■ **Problem**:
Search the material for the string "this", then report how many lines hold it, with no other text.

■ **Working data**:

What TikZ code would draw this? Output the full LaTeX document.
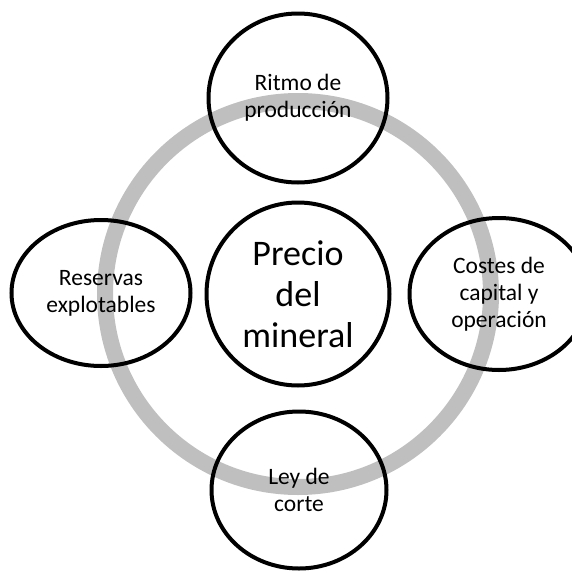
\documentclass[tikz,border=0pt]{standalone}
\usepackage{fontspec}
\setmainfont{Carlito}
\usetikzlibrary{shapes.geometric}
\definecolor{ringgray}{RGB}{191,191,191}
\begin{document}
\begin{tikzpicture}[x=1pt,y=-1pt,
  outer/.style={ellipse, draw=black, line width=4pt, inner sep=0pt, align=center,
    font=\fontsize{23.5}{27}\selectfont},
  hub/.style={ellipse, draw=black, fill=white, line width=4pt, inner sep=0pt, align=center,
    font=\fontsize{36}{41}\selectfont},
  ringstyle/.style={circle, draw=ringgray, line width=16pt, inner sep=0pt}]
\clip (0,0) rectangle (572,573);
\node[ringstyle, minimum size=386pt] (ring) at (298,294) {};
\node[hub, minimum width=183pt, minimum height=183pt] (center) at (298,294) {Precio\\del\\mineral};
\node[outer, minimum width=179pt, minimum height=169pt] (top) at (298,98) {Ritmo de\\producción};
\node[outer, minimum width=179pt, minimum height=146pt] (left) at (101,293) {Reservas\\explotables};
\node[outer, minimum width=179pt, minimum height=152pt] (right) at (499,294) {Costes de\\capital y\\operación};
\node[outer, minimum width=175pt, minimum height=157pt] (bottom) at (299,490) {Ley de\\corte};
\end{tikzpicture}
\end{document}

---

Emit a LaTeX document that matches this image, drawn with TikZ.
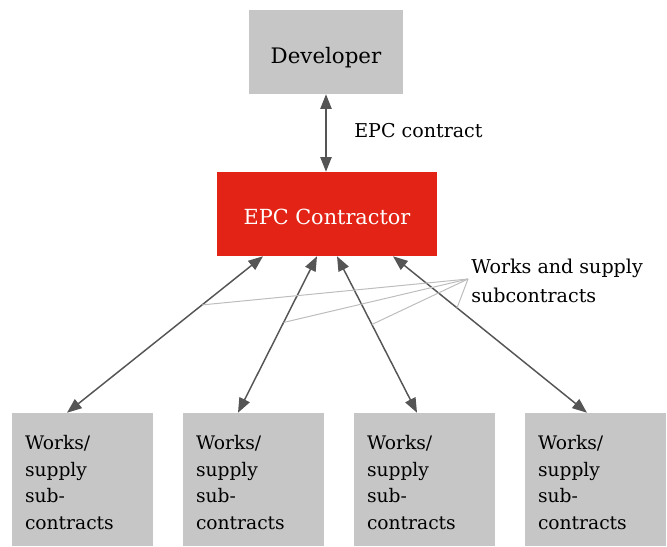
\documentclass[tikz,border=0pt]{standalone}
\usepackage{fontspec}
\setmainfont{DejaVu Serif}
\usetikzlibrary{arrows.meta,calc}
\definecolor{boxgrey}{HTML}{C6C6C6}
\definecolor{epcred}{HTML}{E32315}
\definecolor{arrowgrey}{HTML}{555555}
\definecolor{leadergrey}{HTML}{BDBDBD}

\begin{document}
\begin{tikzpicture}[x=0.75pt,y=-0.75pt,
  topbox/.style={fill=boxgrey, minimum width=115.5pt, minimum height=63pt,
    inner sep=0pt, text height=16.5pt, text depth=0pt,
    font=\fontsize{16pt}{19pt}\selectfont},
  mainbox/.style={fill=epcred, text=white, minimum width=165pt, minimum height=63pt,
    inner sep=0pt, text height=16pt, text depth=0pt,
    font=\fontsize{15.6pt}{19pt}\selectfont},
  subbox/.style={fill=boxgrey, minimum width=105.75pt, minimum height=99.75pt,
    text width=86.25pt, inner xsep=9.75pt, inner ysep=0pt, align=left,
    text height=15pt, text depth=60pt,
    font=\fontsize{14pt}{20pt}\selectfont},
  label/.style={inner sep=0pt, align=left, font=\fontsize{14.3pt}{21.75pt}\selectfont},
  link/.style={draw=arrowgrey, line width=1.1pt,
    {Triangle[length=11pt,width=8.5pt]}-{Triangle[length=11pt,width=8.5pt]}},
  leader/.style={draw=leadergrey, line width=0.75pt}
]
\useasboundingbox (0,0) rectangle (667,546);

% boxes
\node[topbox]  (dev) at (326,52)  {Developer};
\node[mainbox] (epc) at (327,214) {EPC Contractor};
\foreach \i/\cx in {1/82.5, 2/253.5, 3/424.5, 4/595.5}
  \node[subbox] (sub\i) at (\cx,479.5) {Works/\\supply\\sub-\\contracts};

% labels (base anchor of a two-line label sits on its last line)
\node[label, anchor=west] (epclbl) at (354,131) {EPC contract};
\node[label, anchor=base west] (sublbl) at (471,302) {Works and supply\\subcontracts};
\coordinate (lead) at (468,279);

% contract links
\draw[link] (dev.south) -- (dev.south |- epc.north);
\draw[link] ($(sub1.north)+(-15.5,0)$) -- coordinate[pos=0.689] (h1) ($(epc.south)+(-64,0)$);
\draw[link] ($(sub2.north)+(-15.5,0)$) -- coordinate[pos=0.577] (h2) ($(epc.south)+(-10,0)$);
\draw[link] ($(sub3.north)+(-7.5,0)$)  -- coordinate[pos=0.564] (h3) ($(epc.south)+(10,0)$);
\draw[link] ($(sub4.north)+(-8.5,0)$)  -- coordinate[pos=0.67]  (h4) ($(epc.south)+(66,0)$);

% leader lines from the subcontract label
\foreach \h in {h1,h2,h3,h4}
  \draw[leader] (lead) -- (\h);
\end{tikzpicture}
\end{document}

■ **Full response**:
2